Finding Least Square Solution for a System of Linear Equations

[Mindscrape]

This is a pretty basic question, but I just want to make sure. The question is to find the least square solution for
$$\newcommand{\colv}[2] {\left(\begin{array}{c} #1 \\ #2 \end{array}\right)} \left( \begin{array}{cc} 1 & 2\\ 2 & 4 \end{array} \right) x = \colv{2}{2}$$

I can just find the orthogonal projection of the two vectors, right? In other words, use the find $$w = a_1\mathbf{v_1} + a_2\mathbf{v_2}$$
$$\newcommand{\colv}[2] {\left(\begin{array}{c} #1 \\ #2 \end{array}\right)} a_1 {\colv{1}{2}} + a_2 {\colv{2}{4}} = {\colv{w_1}{w_2}}$$
where
$$a_1 = \frac{<b,v_1>}{||v_1||^2}$$
and
$$a_2 = \frac{<b,v_2>}{||v_2||^2}$$

I don't really want to use the method with positive definite because the numbers turn out sticky.

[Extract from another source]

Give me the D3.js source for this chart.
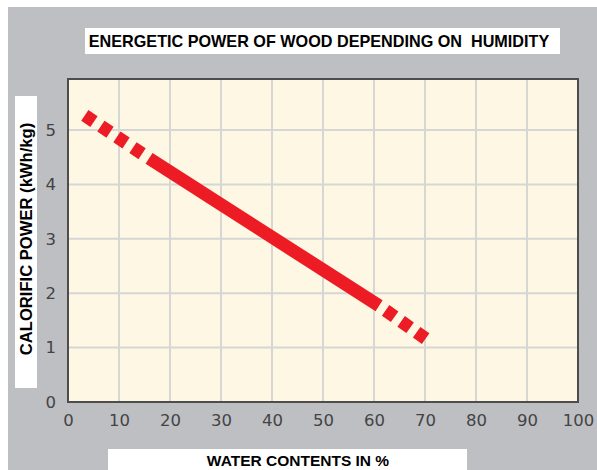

Then solution can be expressed as $$\mathbf{z} = \mathbf{b} - \mathbf{w}$$, such that z is orthogonal to the range of K?

 

[Mindscrape]

Two problems I just thought of though. If I want to do an orthogonal projection the basis vectors must be orthogonal. I suppose I could convert to an orthogonal basis.

Furthermore, K^T K = Kx will still not give an answer such that b is in the range of K. No wonder this problem was assigned, it's not as basic as I thought. :(

So if I convert the second vector to an orthogonal vector with Gram-Schmitt then I can use the orthogonal projection as the least squares answer?